Temperature-Driven Compositional, Morphological, and Crystallographic Evolution of FeCoNiMnCr High-Entropy Alloy Nanoparticles via Flash Joule Heating

High-entropy alloys (HEAs), characterized by their multiprincipal elemental compositions and unique core effects (high entropy, severe lattice distortion, sluggish diffusion, and cocktail effects), exhibit exceptional mechanical, catalytic, and functional properties. However, the extreme compositional diversity of HEAs poses significant challenges in achieving tailored materials for targeted applications. Herein, we report a flash Joule heating (FJH)-driven ultrafast synthesis strategy for the controllable fabrication of FeCoNiMnCr HEA nanoparticles (NPs) through a temperature-dependent phase evolution.
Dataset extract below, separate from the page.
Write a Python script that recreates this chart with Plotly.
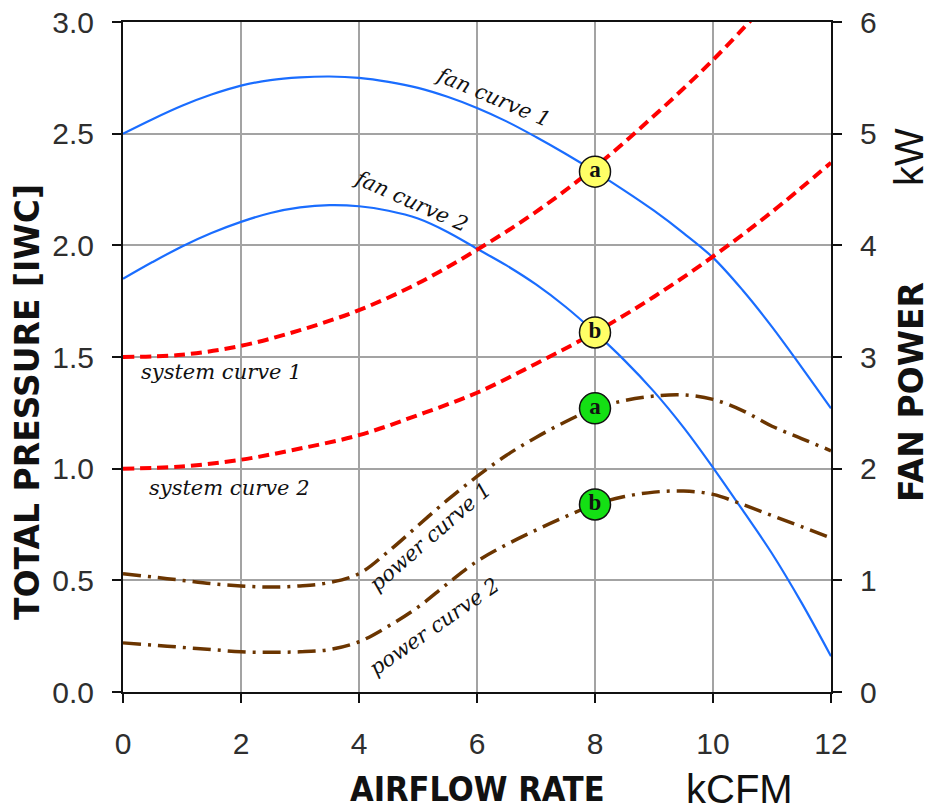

Systematic modulation of FJH-induced thermal regimes (1300–2000 °C) reveals a critical temperature–composition–structure correlation: phase segregation dominates, yielding irregular Cr NPs, polyhedral MnCr NPs, and spherical FeCoNi NPs with distinct crystallinity at 1300 °C; heterostructured Cr/FeCoNi NPs emerge alongside metastable MnCr polyhedrons at 1600 °C; homogeneous FeCoNiMnCr HEA NPs form; and crystalline-to-amorphous transition occurs at 2000 °C or even higher. Multipulse FJH experiments further demonstrate the ability to decorate NPs with secondary phases (e.g., Cu heterocrystals), enabling performance customization. This work establishes FJH as a versatile platform for rapid HEA synthesis, offering fundamental insights into nonequilibrium thermodynamics and a pathway toward application-specific nanomaterial design.